- _Objective_:
Every line from the start of the entries up to and including the one bearing "1-713/779, (1040-113)/1067, (713-85)/779])" must be printed verbatim, without the pictures.

-- START OF Dataset content --

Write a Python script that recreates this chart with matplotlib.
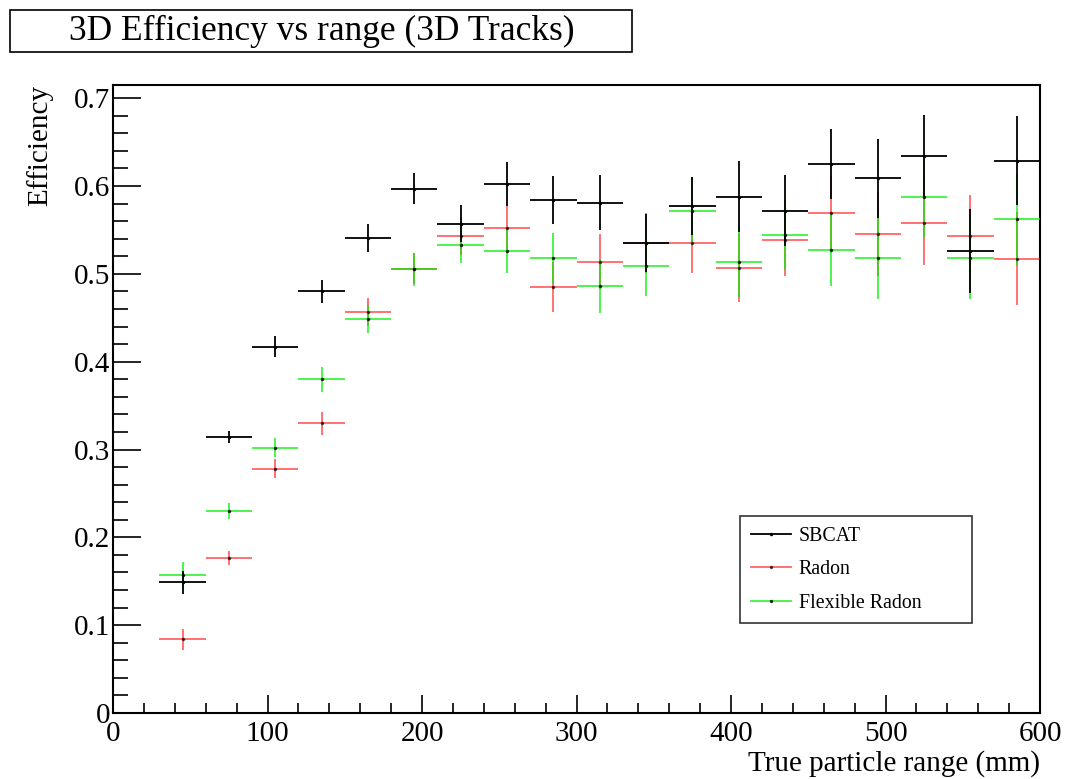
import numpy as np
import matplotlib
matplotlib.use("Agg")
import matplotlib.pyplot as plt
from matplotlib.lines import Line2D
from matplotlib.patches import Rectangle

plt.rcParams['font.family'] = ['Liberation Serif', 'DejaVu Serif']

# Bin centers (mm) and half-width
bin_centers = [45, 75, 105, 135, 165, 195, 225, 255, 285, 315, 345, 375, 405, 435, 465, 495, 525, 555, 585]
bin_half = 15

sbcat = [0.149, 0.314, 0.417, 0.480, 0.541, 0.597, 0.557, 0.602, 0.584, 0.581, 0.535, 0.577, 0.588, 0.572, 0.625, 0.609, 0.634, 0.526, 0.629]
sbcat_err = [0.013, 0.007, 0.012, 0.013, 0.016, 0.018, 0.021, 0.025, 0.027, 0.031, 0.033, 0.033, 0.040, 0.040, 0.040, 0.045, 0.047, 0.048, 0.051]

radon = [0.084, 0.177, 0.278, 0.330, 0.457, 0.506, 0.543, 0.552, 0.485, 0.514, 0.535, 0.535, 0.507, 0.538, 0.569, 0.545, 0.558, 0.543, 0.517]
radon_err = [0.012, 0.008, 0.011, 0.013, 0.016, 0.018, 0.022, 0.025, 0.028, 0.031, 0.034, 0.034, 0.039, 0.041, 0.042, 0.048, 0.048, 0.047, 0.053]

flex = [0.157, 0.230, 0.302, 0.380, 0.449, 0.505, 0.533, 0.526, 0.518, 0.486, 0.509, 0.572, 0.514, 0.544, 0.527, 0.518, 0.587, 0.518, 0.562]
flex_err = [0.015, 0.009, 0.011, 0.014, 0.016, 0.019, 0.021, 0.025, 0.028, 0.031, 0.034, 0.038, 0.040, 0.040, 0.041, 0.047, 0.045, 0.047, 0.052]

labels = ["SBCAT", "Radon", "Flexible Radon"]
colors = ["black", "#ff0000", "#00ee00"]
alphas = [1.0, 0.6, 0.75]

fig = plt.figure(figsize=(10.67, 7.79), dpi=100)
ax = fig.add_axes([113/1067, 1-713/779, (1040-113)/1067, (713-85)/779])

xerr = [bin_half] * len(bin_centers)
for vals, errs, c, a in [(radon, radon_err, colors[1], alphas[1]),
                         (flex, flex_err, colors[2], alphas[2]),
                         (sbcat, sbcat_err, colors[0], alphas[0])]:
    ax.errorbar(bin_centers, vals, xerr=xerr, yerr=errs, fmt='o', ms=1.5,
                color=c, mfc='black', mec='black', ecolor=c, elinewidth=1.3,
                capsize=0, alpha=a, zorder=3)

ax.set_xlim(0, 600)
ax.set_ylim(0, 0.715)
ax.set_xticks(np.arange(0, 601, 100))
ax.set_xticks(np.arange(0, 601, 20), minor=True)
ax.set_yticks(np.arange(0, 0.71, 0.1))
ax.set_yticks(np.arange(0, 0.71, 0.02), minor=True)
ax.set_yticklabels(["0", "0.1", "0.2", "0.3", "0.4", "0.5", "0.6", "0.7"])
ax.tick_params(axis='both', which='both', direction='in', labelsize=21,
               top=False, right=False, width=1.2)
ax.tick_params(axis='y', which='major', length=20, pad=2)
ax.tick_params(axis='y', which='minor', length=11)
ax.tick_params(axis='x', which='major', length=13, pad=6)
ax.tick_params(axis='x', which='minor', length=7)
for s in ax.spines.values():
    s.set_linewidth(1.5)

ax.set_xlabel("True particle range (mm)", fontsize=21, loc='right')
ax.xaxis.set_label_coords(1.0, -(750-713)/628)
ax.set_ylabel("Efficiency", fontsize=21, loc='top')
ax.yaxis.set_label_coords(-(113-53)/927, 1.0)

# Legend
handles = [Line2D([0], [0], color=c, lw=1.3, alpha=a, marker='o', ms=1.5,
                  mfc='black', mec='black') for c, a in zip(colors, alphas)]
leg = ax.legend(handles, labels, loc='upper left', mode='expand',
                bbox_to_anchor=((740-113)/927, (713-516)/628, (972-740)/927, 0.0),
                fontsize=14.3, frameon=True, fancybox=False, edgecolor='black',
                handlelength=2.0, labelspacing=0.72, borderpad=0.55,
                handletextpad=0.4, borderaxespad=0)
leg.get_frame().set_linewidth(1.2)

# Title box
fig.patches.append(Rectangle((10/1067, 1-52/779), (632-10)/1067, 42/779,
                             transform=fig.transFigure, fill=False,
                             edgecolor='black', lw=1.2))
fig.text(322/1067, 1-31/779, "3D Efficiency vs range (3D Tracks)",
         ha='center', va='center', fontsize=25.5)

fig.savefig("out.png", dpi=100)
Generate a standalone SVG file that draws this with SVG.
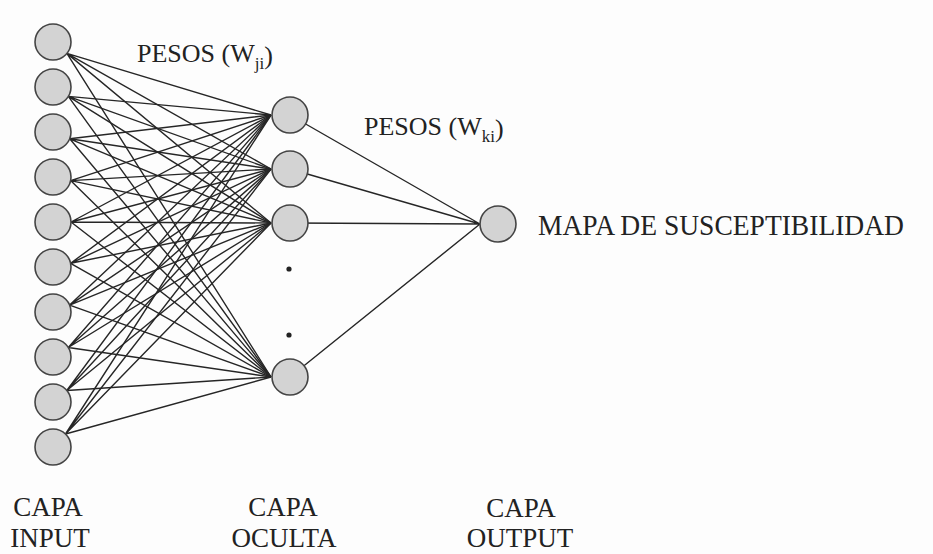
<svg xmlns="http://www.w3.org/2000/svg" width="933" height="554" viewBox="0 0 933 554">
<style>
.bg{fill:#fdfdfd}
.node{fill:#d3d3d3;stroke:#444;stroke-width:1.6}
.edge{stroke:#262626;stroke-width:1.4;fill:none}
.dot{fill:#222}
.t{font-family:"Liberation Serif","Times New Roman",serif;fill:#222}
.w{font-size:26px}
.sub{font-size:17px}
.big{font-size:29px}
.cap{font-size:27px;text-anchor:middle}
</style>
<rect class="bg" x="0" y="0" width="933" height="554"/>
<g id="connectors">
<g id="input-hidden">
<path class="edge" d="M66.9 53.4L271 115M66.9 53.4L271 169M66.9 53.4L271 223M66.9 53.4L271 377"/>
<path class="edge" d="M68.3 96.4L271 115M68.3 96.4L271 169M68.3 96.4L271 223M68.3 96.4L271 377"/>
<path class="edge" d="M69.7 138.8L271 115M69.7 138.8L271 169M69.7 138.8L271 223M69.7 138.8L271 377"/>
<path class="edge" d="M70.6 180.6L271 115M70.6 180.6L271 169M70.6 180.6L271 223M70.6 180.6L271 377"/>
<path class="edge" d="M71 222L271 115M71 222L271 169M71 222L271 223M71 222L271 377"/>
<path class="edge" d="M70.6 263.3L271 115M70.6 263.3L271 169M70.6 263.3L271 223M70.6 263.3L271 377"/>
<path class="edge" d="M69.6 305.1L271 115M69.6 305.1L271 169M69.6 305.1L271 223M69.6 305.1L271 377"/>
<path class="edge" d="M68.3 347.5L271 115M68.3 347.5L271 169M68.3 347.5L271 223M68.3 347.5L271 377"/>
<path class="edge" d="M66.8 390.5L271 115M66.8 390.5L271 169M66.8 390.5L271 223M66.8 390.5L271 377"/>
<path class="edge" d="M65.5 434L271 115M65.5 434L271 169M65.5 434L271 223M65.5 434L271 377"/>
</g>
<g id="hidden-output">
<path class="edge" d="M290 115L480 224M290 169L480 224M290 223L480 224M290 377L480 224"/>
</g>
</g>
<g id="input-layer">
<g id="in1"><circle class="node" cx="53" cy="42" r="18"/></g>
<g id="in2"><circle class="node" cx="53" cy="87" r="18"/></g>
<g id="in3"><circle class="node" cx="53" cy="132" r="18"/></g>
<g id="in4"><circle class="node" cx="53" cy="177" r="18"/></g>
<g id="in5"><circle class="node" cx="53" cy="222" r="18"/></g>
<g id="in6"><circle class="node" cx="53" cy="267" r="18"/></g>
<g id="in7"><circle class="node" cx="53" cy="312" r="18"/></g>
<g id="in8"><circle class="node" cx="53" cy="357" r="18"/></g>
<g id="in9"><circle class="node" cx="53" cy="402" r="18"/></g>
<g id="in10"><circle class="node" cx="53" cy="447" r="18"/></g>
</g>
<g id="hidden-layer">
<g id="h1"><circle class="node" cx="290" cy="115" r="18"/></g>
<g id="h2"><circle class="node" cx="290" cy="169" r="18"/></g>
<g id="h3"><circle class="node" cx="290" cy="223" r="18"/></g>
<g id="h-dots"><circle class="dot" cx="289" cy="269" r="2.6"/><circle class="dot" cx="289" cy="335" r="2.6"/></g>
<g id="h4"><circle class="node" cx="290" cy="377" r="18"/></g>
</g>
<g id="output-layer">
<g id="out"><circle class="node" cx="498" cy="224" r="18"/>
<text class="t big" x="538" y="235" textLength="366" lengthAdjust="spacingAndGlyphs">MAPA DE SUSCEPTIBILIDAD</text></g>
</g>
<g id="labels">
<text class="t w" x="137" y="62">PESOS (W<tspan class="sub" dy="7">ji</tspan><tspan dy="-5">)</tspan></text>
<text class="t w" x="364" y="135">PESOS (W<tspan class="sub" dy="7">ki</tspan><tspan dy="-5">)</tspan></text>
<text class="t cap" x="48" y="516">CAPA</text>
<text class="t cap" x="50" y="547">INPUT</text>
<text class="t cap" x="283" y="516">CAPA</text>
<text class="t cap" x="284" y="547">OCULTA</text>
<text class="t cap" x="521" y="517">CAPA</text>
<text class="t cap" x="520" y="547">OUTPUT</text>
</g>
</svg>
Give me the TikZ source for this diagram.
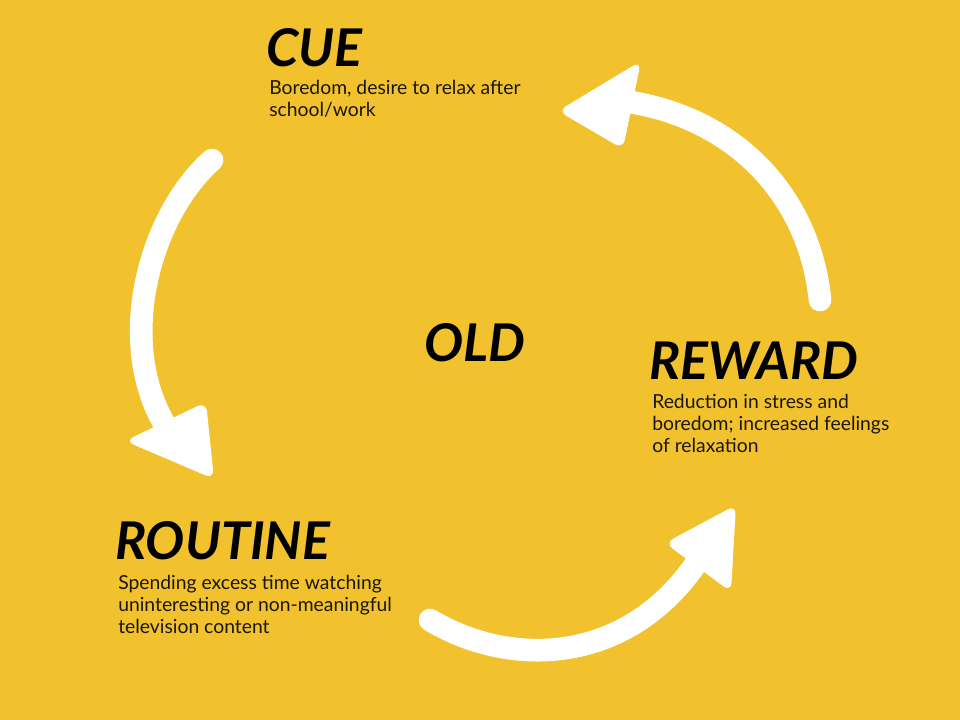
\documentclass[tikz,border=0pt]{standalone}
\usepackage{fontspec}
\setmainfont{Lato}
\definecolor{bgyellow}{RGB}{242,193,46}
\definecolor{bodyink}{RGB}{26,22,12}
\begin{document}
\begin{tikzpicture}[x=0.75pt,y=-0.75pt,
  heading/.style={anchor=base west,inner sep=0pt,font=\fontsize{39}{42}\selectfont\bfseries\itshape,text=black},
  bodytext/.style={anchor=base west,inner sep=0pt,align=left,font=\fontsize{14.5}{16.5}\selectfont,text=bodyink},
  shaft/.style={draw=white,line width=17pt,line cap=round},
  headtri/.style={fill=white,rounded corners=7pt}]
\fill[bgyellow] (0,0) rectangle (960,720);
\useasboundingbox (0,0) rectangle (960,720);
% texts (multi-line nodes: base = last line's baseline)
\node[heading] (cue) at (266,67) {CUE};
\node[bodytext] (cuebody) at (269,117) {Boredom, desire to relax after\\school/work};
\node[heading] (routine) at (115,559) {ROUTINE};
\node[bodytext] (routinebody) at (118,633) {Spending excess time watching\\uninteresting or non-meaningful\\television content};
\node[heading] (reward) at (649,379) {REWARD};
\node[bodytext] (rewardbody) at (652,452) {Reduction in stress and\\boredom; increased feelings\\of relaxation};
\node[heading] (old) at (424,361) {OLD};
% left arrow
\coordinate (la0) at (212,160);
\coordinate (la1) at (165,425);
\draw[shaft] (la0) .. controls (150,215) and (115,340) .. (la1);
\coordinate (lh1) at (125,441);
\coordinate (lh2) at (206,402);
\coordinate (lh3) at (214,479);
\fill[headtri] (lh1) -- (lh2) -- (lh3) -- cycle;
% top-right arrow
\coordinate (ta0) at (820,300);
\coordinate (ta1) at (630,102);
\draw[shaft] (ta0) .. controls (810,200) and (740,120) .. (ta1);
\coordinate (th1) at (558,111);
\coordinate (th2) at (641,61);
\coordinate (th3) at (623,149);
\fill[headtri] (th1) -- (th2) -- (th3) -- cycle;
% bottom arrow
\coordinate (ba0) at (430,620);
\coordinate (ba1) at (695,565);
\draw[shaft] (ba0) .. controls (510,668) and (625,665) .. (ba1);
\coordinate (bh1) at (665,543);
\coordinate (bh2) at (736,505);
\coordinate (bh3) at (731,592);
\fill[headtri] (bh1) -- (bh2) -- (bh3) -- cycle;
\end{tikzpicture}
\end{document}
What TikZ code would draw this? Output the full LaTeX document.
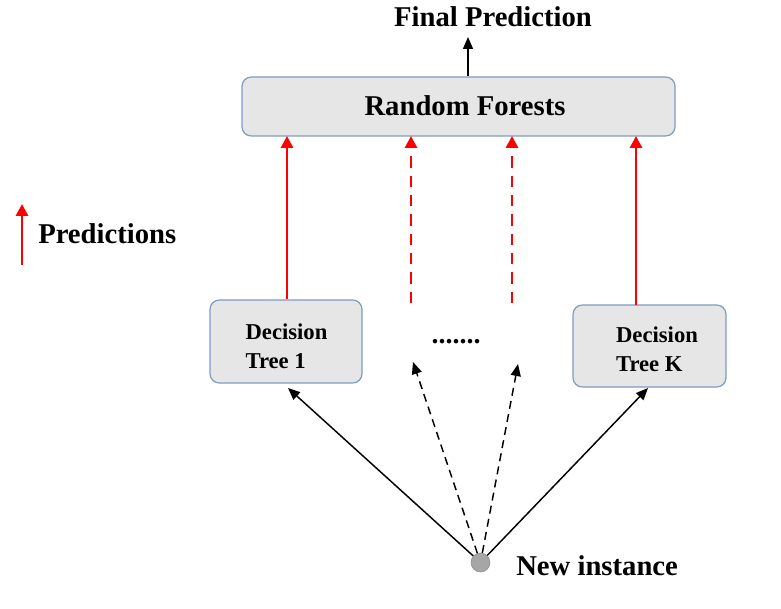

-- END OF Dataset content --

- _Response to this task_:
Write a Python script that recreates this chart with matplotlib.
import numpy as np
import matplotlib
matplotlib.use("Agg")
import matplotlib.pyplot as plt
from matplotlib.lines import Line2D
from matplotlib.patches import Rectangle

plt.rcParams['font.family'] = ['Liberation Serif', 'DejaVu Serif']

# Bin centers (mm) and half-width
bin_centers = [45, 75, 105, 135, 165, 195, 225, 255, 285, 315, 345, 375, 405, 435, 465, 495, 525, 555, 585]
bin_half = 15

sbcat = [0.149, 0.314, 0.417, 0.480, 0.541, 0.597, 0.557, 0.602, 0.584, 0.581, 0.535, 0.577, 0.588, 0.572, 0.625, 0.609, 0.634, 0.526, 0.629]
sbcat_err = [0.013, 0.007, 0.012, 0.013, 0.016, 0.018, 0.021, 0.025, 0.027, 0.031, 0.033, 0.033, 0.040, 0.040, 0.040, 0.045, 0.047, 0.048, 0.051]

radon = [0.084, 0.177, 0.278, 0.330, 0.457, 0.506, 0.543, 0.552, 0.485, 0.514, 0.535, 0.535, 0.507, 0.538, 0.569, 0.545, 0.558, 0.543, 0.517]
radon_err = [0.012, 0.008, 0.011, 0.013, 0.016, 0.018, 0.022, 0.025, 0.028, 0.031, 0.034, 0.034, 0.039, 0.041, 0.042, 0.048, 0.048, 0.047, 0.053]

flex = [0.157, 0.230, 0.302, 0.380, 0.449, 0.505, 0.533, 0.526, 0.518, 0.486, 0.509, 0.572, 0.514, 0.544, 0.527, 0.518, 0.587, 0.518, 0.562]
flex_err = [0.015, 0.009, 0.011, 0.014, 0.016, 0.019, 0.021, 0.025, 0.028, 0.031, 0.034, 0.038, 0.040, 0.040, 0.041, 0.047, 0.045, 0.047, 0.052]

labels = ["SBCAT", "Radon", "Flexible Radon"]
colors = ["black", "#ff0000", "#00ee00"]
alphas = [1.0, 0.6, 0.75]

fig = plt.figure(figsize=(10.67, 7.79), dpi=100)
ax = fig.add_axes([113/1067, 1-713/779, (1040-113)/1067, (713-85)/779])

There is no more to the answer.